The Uniformed Services Employment and Reemployment Rights Act (USERRA) contains some of the most wide-reaching employer obligations of any federal labor law. Under USERRA's "escalator" principle, employees returning from military leave must be reinstated not only to their previous position, but to a higher one if they can demonstrate that they would likely have been promoted but for their absence. Earlier this month, the First Circuit Court of Appeals concluded that this escalator requirement applies not only to automatic promotions, but also to those that were within the discretion of the employer.

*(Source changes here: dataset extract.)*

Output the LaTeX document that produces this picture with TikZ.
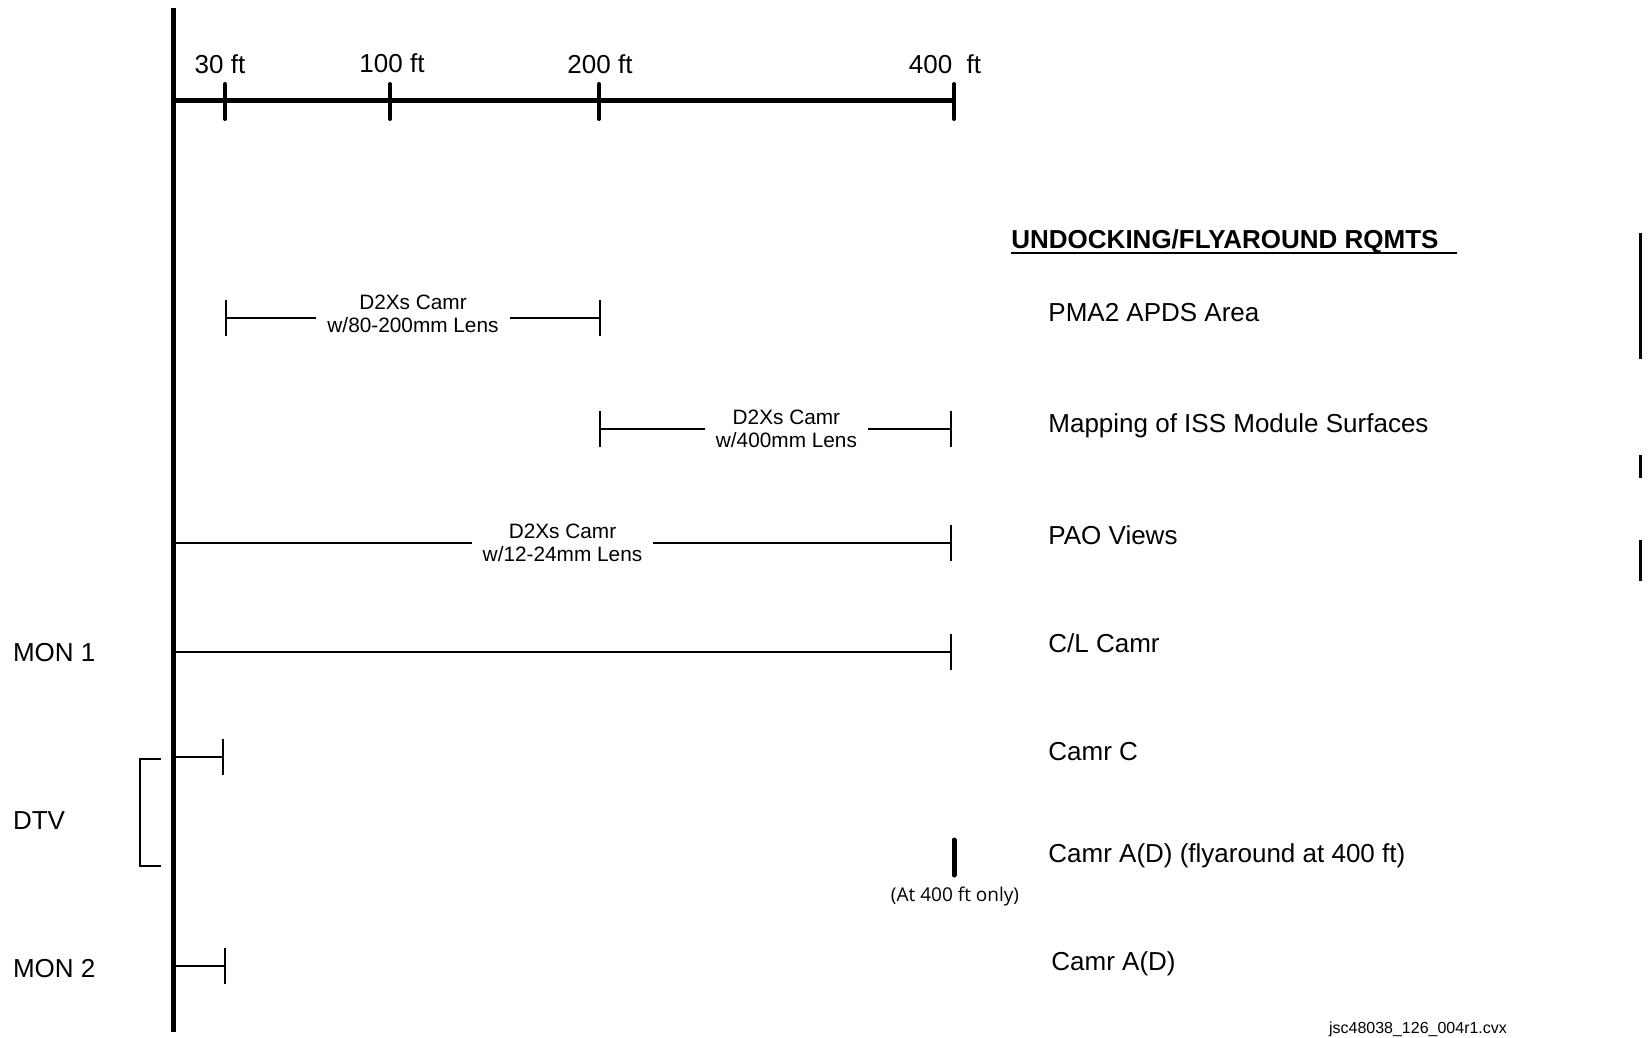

Rivera-Melendez v. Pfizer Pharm., LLC involved a Navy reservist called to active duty in Iraq. During his absence, his job category was eliminated, and employees were given the opportunity to apply for a limited number of promotions as an alternative to being demoted. When the plaintiff retuned from active duty, Pfizer recreated his old job, but did not offer him a promotion to the higher position. The district court rejected his USERRA claim, concluding that the law's escalator requirement applies only to promotions that the plaintiff can show he would automatically have been moved into but for his military service.
The First Circuit reversed this decision on appeal. The court said that the escalator principle applies to positions that the plaintiff would have been moved to with "reasonable certainty" except for his absence. This test applies regardless of whether the promotion was automatic or discretionary. The plaintiff may have a harder time proving reasonable certainty in the case of a discretionary promotion, but USERRA does not legally preclude returning service members from making such arguments.